Diagnostic Patents Can’t Get Past Mother Nature


Life sciences companies continue to lose in court over the patentability of diagnostic method claims, highlighting the difficulties in getting patents on medical diagnostic methods.

In a recent district court case, Mayo Collaborative Services LLC persuaded a court to toss an infringement complaint against it because the patent asserted against it claimed an invention based on a law of nature. Laws of nature aren’t eligible for patents.

The issue of which diagnostic claims are eligible for patenting has been roiling the life sciences community since 2012 when the U.S. Supreme Court found a diagnostic method claim patent ineligible in Mayo Collaborative Servs. v.
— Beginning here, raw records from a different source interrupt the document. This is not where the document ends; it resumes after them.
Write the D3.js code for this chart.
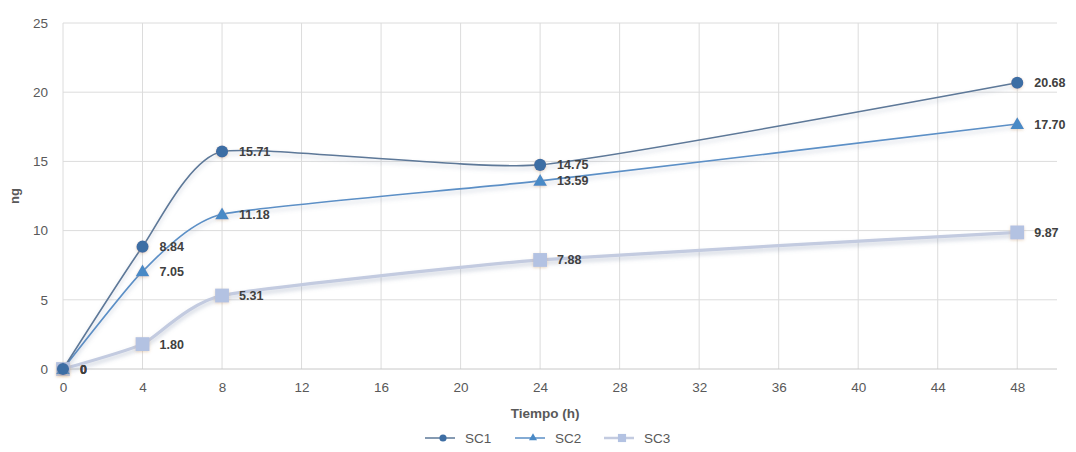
<!DOCTYPE html>
<html><head><meta charset="utf-8">
<script src="https://cdn.jsdelivr.net/npm/d3@7"></script>
<style>body{margin:0;background:#fff}svg{display:block;font-family:"Liberation Sans",Arial,sans-serif}</style>
</head><body><svg id="c" width="1076" height="452"></svg>
<script>
const times = [0, 4, 8, 24, 48];
const sc1 = [0, 8.84, 15.71, 14.75, 20.68];
const sc2 = [0, 7.05, 11.18, 13.59, 17.70];
const sc3 = [0, 1.80, 5.31, 7.88, 9.87];
const seriesNames = ["SC1", "SC2", "SC3"];
const xTicks = [0,4,8,12,16,20,24,28,32,36,40,44,48];
const yTicks = [0,5,10,15,20,25];

const svg = d3.select("#c");
const x = d3.scaleLinear().domain([0,50]).range([63,1057]);
const y = d3.scaleLinear().domain([0,25]).range([369,23]);

const defs = svg.append("defs");
const f = defs.append("filter").attr("id","sh").attr("x","-20%").attr("y","-50%").attr("width","140%").attr("height","200%");
f.append("feDropShadow").attr("dx",0).attr("dy",3).attr("stdDeviation",2).attr("flood-color","#7080a0").attr("flood-opacity",0.35);
const fm = defs.append("filter").attr("id","msh").attr("x","-50%").attr("y","-50%").attr("width","200%").attr("height","200%");
fm.append("feDropShadow").attr("dx",0).attr("dy",1).attr("stdDeviation",1.5).attr("flood-color","#d0a070").attr("flood-opacity",0.4);

// grid
svg.append("g").selectAll("line").data(yTicks.filter(d=>d>0)).join("line")
  .attr("x1",63).attr("x2",1057).attr("y1",d=>y(d)).attr("y2",d=>y(d))
  .attr("stroke","#dcdcdc").attr("stroke-width",1);
svg.append("g").selectAll("line").data(xTicks).join("line")
  .attr("x1",d=>x(d)).attr("x2",d=>x(d)).attr("y1",23).attr("y2",369)
  .attr("stroke","#dcdcdc").attr("stroke-width",1);
svg.append("line").attr("x1",63).attr("x2",1057).attr("y1",y(0)).attr("y2",y(0)).attr("stroke","#c8c8c8");

// axes labels
const xa = svg.append("g").attr("transform",`translate(0,${y(0)})`)
  .call(d3.axisBottom(x).tickValues(xTicks).tickSize(0).tickPadding(13));
xa.select(".domain").remove();
xa.selectAll("text").attr("fill","#595959").style("font-size","13.5px");
const ya = svg.append("g").attr("transform","translate(48,0)")
  .call(d3.axisLeft(y).tickValues(yTicks).tickSize(0).tickPadding(0));
ya.select(".domain").remove();
ya.selectAll("text").attr("fill","#595959").style("font-size","13.5px");

svg.append("text").attr("x",545).attr("y",418).attr("text-anchor","middle")
  .attr("fill","#595959").style("font-size","13.5px").style("font-weight","bold").text("Tiempo (h)");
svg.append("text").attr("transform","translate(19,196) rotate(-90)").attr("text-anchor","middle")
  .attr("fill","#595959").style("font-size","13px").style("font-weight","bold").text("ng");

const cfg = [
  {name:seriesNames[0], vals:sc1, line:"#5d7898", lw:1.6, mk:"#3e6ea4", sym:d3.symbolCircle, size:115},
  {name:seriesNames[1], vals:sc2, line:"#5b8fc6", lw:1.6, mk:"#4a8ac6", sym:d3.symbolTriangle, size:80},
  {name:seriesNames[2], vals:sc3, line:"#c3cbe0", lw:3.2, mk:"#b3c2e2", sym:d3.symbolSquare, size:190},
];
const lineGen = d3.line().x(d=>x(d[0])).y(d=>y(d[1])).curve(d3.curveCardinal.tension(0.5));

[...cfg].reverse().forEach(s=>{
  const pts = times.map((t,i)=>[t,s.vals[i]]);
  svg.append("path").datum(pts).attr("d",lineGen).attr("fill","none")
    .attr("stroke",s.line).attr("stroke-width",s.lw).attr("filter","url(#sh)");
});
cfg.slice().reverse().forEach(s=>{
  const pts = times.map((t,i)=>[t,s.vals[i]]);
  svg.append("g").selectAll("path").data(pts).join("path")
    .attr("d",d3.symbol().type(s.sym).size(s.size))
    .attr("transform",d=>`translate(${x(d[0])},${y(d[1])+(s.sym===d3.symbolTriangle?1:0)})`)
    .attr("fill",s.mk).attr("filter","url(#msh)");
  svg.append("g").selectAll("text").data(pts).join("text")
    .attr("x",d=>x(d[0])+17).attr("y",d=>y(d[1])+4.5)
    .attr("fill","#404040").style("font-size","12.5px").style("font-weight","bold")
    .text(d=>d[1]===0?"0":d[1].toFixed(2));
});

// legend
const lg = svg.append("g");
const lx = [443, 533, 622];
cfg.forEach((s,i)=>{
  const g = lg.append("g").attr("transform",`translate(${lx[i]},438)`);
  g.append("line").attr("x1",-18).attr("x2",12).attr("y1",0).attr("y2",0)
    .attr("stroke",s.line).attr("stroke-width",s.lw>2?2.5:1.5);
  g.append("path").attr("d",d3.symbol().type(s.sym).size(s.size*0.35)).attr("fill",s.mk);
  g.append("text").attr("x",22).attr("y",5).attr("fill","#595959").style("font-size","13.5px").text(s.name);
});
</script></body></html>
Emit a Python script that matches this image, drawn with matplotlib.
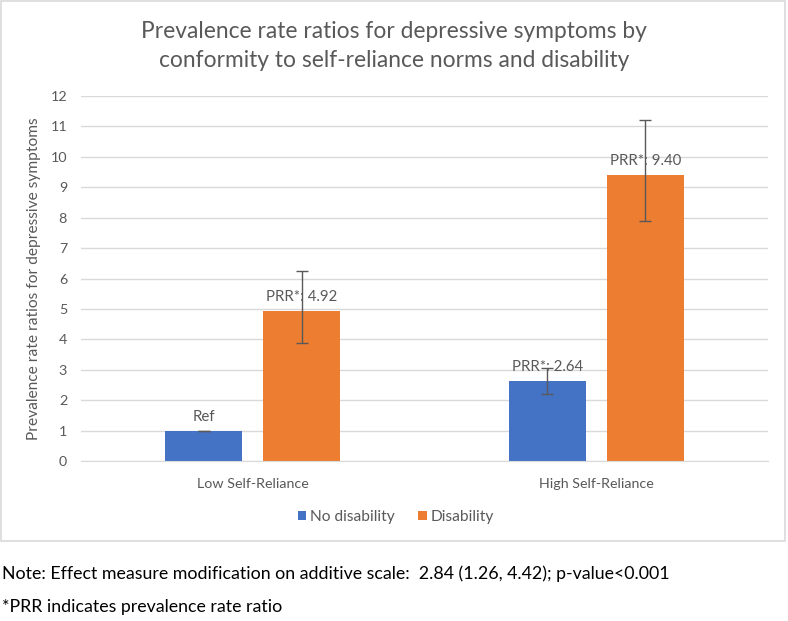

Prometheus Labs., Inc.

The Mayo ruling and its progeny have made it more difficult for life sciences companies to protect their intellectual property, and some groups, including the Intellectual Property Law Owners Association, the American Bar Association, and the American Intellectual Property Law Association (AIPLA), are urging Congress to amend the patent law.

In the most recent case—in which Mayo was a defendant not the patent owner— the court found the plaintiff’s patent claims on a method for diagnosing neurotransmission disorders more quickly and accurately were invalid because they merely applied routine and conventional techniques to a law of nature.

The ruling is Athena Diagnostics, Inc. v. Mayo Collaborative Servs., LLC, 2017 BL 272965, D. Mass., No. 15-cv-40075, 8/4/17.